The lakes of India
From the valley of Kashmir to the southern cities like Chennai, a number of cities in India are termed as “city of lakes”.
Variety of lakes in India
Different parts of the country has different kinds of lakes. The lakes differ from each other on basis of factors such as size and presence of water.
Lakes that have water around the whole year are termed as permanent. For example: Dal lake, Wular lake.
Most Indian lakes are permanent, however, some contain water only during the rainy season.
Some lakes have water only in the rainy season. These lakes are called as seasonal lakes. For example: Badhkal lake.
The Badkhal lake is an example of a seasonal lake.

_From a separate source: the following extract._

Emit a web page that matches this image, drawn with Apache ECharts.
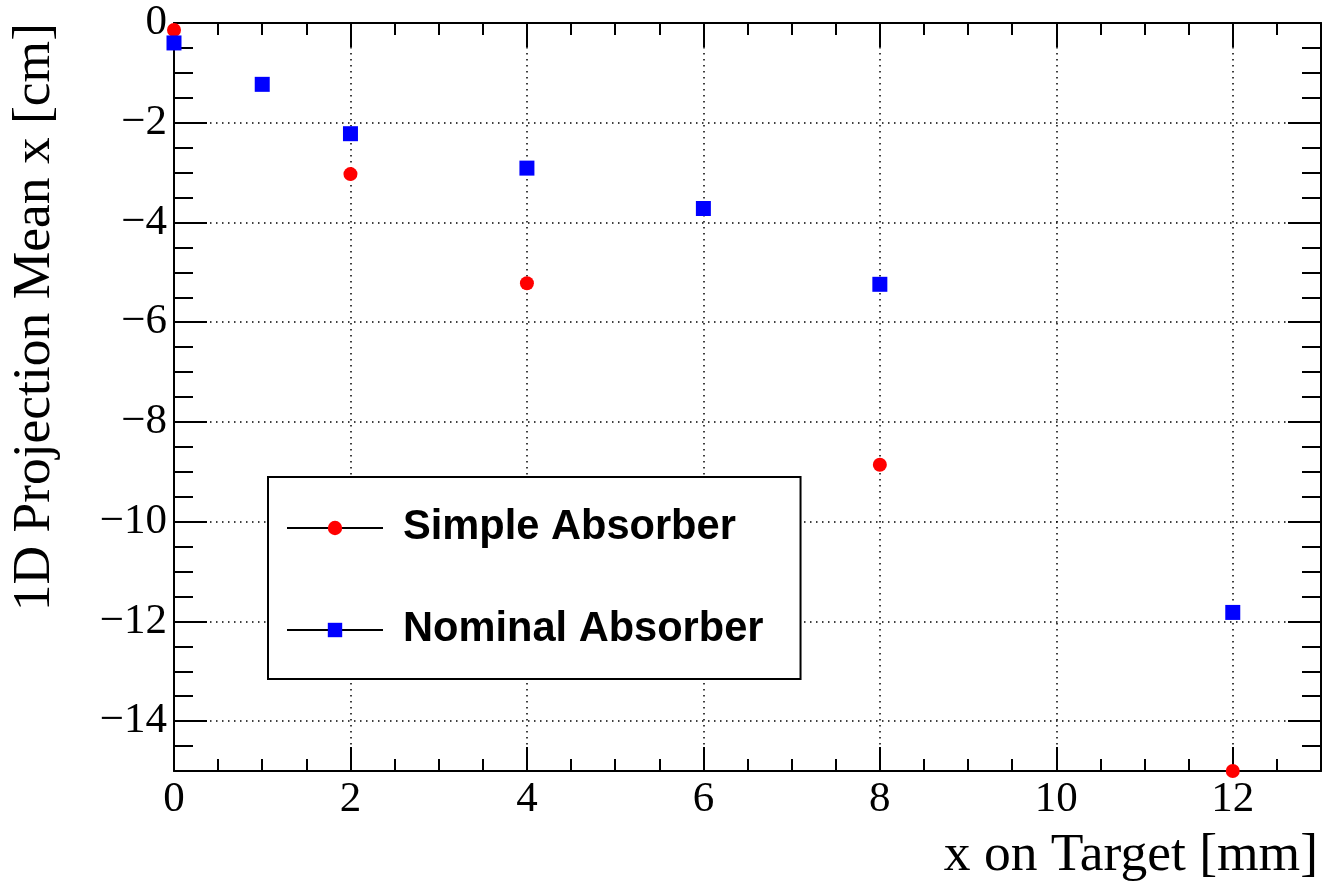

Lakes can also be freshwater or saltwater. The Sambhar lake in Rajasthan is a saltwater lake.
It lies in the region of inland drainage, and its water is used to produce salt.
Freshwater lakes are mostly present in the Himalayas, formed when the snow in glaciers melt.
Wular lake is a classic example of this type of lakes.
Formation of Indian lakes
Indian lakes have been formed by a variety of activities.
Some lakes are the result of wind, river, and human activities.
Other lakes may be formed due to glacial action.
Most freshwater lakes have glacial origins, such as those in the Himalayas.
Oxbow lake is a U-shaped lake that forms when a wide meander of a river is cut off, creating a free-standing body of water.
Kanwar taal is an example of Oxbow lakes. These are formed when meandering rivers form cutoffs that develop into lakes. Rivers that flow in curves are said to be meandering rivers.
In coastal areas, spits and bars end up forming lagoons.
The Chilika and the Kolleru lakes are prime examples of lagoons.
Lakes can even be formed as a result of tectonic activity. For example, the Wular lake in Kashmir.
The Wular lake is also the largest freshwater lake in India.
Lakes formed due to human activities include the Guru Gobind Sagar, formed due to the Bhakra Nangal Dam project.
The value of Indian lakes
Lakes contribute greatly to the economy of a country.
Lakes also serve as great tourist spots. The Dal lake is a prime example.
Without lakes, the places like Nainital and Srinagar would not have been as beautiful as they are today!
Lakes can be used for generating energy by hydel power.
Lakes also maintain natural beauty and help influence tourism.
In rains, lakes prevent flooding, and in dry seasons, they help maintain an even flow of water.
Lakes also moderate the climate of their surroundings and help maintain a healthy river flow.
Indian lakes are of a vast variety in terms of size and other characteristics.
Lakes include permanent and seasonal lakes, and saltwater/freshwater lakes.
They can be formed as the result of glacial, human, or even tectonic activity.
Lakes are of extreme importance to the ecosystem and environment.
They help regulate climate, control flow of rivers, and attract tourism.